Dengan obat apakah ia meracuni pikiran suamiku? Dengan dandanan seperti apakah ia membuat suamiku terpesona? Seberapa cantikkah ia sehingga suamiku terpesona kepada nya, lalu terjerat di dalam nya? Dan, barangkali minuman apakah yang telah diberikannya kepada suamiku sehingga suamiku lebih memilihnya daripada aku dan anakku?
Entahlah. Yang jelas, kalajengking adalah binatang yang berbisa. Bisa nya mengandung neurotoksin yang terdiri dari protein kecil, natrium dan juga kalium, berguna untuk mengganggu transmisi saraf untuk membunuh dan melumpuhkan mangsa. Barangkali seperti itulah suamiku terkena bisa si wanita kalajengking itu, bisa ataupun racun yang telah melumpuhkan segenap otak dan pikirannya yang tak bisa lagi berfungsi secara logika atau sebagaimana mestinya.
Dalam ketidakberdayaan aku tersungkur sambil bersujud di bibir dipan, lalu menangis hebat. Bulir-bulir air keluar dari kelopak mata tanpa bisa lagi terbendung, menetes, lalu bergulir membasahi wajah. Entah apa lagi yang harus kulakukan? Dapatkah aku menghidupi anakku sementara aku tidak memiliki pekerjaan? Dan wanita kalajengking itu, yah ia yang telah merampas hartaku satu-satunya kini malah bersenang-senang dan bersuka ria. Aku yang lelah menderita menemani suamiku di kala ia miskin papa, tetapi di kala ia telah kaya raya, malah si wanita kalajengking itu yang menikmatinya.
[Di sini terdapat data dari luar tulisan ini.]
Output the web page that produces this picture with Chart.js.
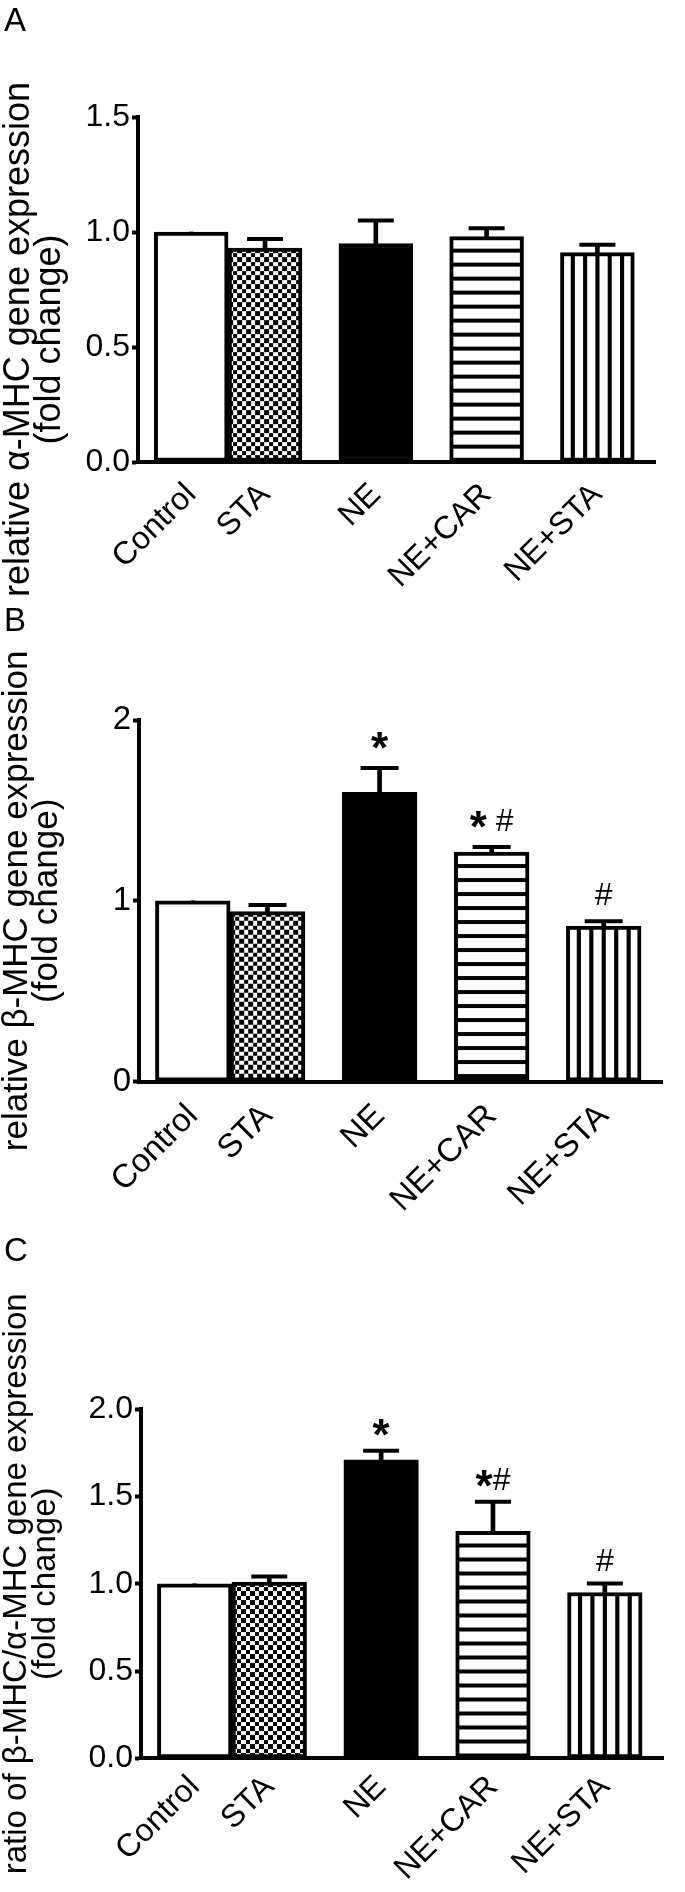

Inikah yang dinama kan keadilan? Entahlah. Dengan penjelasan apapun yang diberikan aku tetap tak akan bisa menerima. Meskipun di lain pihak, jujur kuakui bahwa aku tidak lah cerdas dalam membaca kondisi maupun menguasai situasi, sehingga aku kurang membekali diriku sendiri. Akibatnya yah, seperti ini! Aku dan anakku terbuang tanpa secuil rasa tanggung jawab sama sekali.
“Bu, Ibu menangis?”
Tiba-tiba terdengar suara mungil mengagetkanku. Aku tersentak. Kulihat anak laki-lakiku yang baru genap berumur enam tahun tengah duduk dengan mata mengantuk. Ia yang selama ini kerap menemaniku dan tidur di sampingku. Buru-buru kuhapus airmata dan memaksakan diri untuk tersenyum. Kubelai rambutnya dengan sayang, kemudian memeluknya dengan segenap cinta. Sebab, kini hanya ia yang aku punya.
“Bu, kapan Ayah pulang?” Tanyanya lagi dengan suara serak.
Aku kembali menangis. Entah bagaimana aku harus menjawabnya. Entah bagaimana pula aku harus menjelaskan nya. Jujur, aku sungguh tak berdaya.
“Tidurlah dulu, sayang!” Bisikku ke telinga nya.
Kulihat ia mengangguk. Lalu membaringkan tubuhnya di atas kasur, dan memejamkan mata. Namun, tiba-tiba kulihat mulut mungil nya berkomat-kamit seperti membaca doa. Lamat-lamat kudengar salah satu permohonan nya, “pulanglah, Ayah!”